Many high schools now run fast-tempo offenses, so the concept won’t be completely foreign to a lot of players. They just never ran it to this degree and against FBS competition. The keys for Sims, Long said, are the same in many offenses: make quick decisions, take care of the ball and “trust your feet.” Long has studied Sims’ past games and watched him in the spring.
“Sometimes he can lock on to a guy a little too long, but (improvement) will come with reps and more time in the summer,” he said. “It’s about confidence. It’s my job to get him more confidence.”
Long is a hard-driving coach. His personality reportedly caused tension among other assistants and players, according to a report by The Athletic’s Matt Fortuna and Pete Sampson. After being hired at Georgia Tech, he said, “They’re going to have to live up to a different standard and effort and competition than they have in the past.”
He had similar comments in the spring: “They’re working hard, but they don’t give out awards for working hard.
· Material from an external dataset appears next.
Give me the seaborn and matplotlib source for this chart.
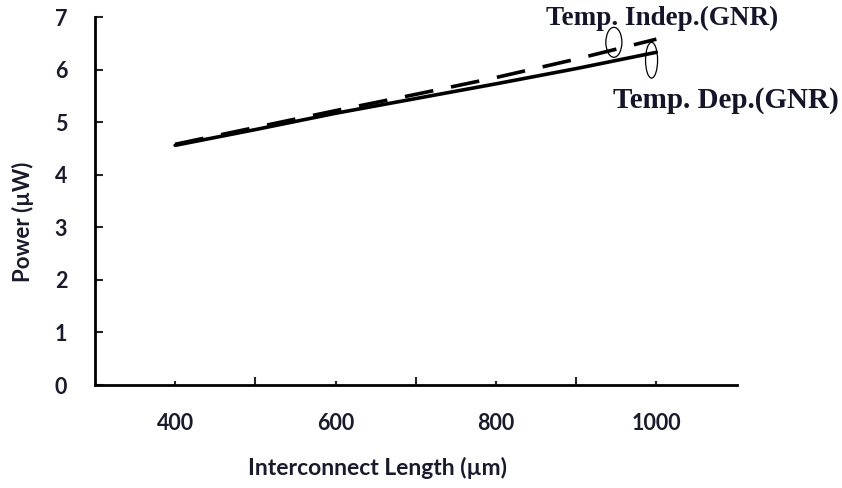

It’s the execution and the physicality I want to see daily.”
With uncertainty at running back and wide receiver and the lack of a dominant offensive line, an enormous amount of responsibility is on Sims. But he won’t be lacking in tutors. Georgia Tech has five new offensive assistants. Long, quarterbacks coach Chris Weinke and well-traveled offensive coordinator Jim Chaney — who maintained his home in Athens from his years with Georgia and has been hired as “special assistant to the head coach” — all will be working with Sims.
Long worked as an analyst for Chaney at Tennessee. “We kind of switched responsibilities,” Long said. “When I got the job, he asked if we had a spot for him, and I told him I would do anything to find a spot.”
Too many cooks? Weinke doesn’t think so.
“The unique part of this offensive staff is we’ve been able to spend a lot of time together, and because we’ve been in different places, it allows the creativity to come out,” he said.
Returnees Malachi Carter (who tied for the team lead with 37 receptions in 2021) and Nate McCollum project as the top playmakers among the wide receivers. The running back situation appears wide open, with Dontae Smith the only notable returnee after the losses of Gibbs and Jamious Griffin to the portal and Jordan Mason to the pros.
Smith said “something about the flow” makes him believe the scheme will be an improvement from 2021, which led to Dave Patenaude’s exit.
“It’s day and night from what we were doing to what we’re doing now,” Smith said. “I think it’s something that was needed, and it will change the dynamic of our offense.”
But how long will that take? Weinke acknowledged the pressure to succeed quickly with a new scheme is “a challenge. But it’s a mindset. You can look at it and say, ‘Doom and gloom,’ or you can say, ‘What a great opportunity to take a group of young men and go accomplish some great things,’ quite honestly when nobody is expecting it.”
Key stat to know: Zero. The Jackets’ point total in their final two games of the 2021 season when they were outscored 100-0 by Notre Dame and Georgia. The Jackets scored 17 or fewer points four times. For as much as some fans wanted a change from the option, the Jackets have taken a significant step back the past three seasons, ranking 124th, 95th and 95th nationally in scoring. They averaged only 23.8 points per game in 2021.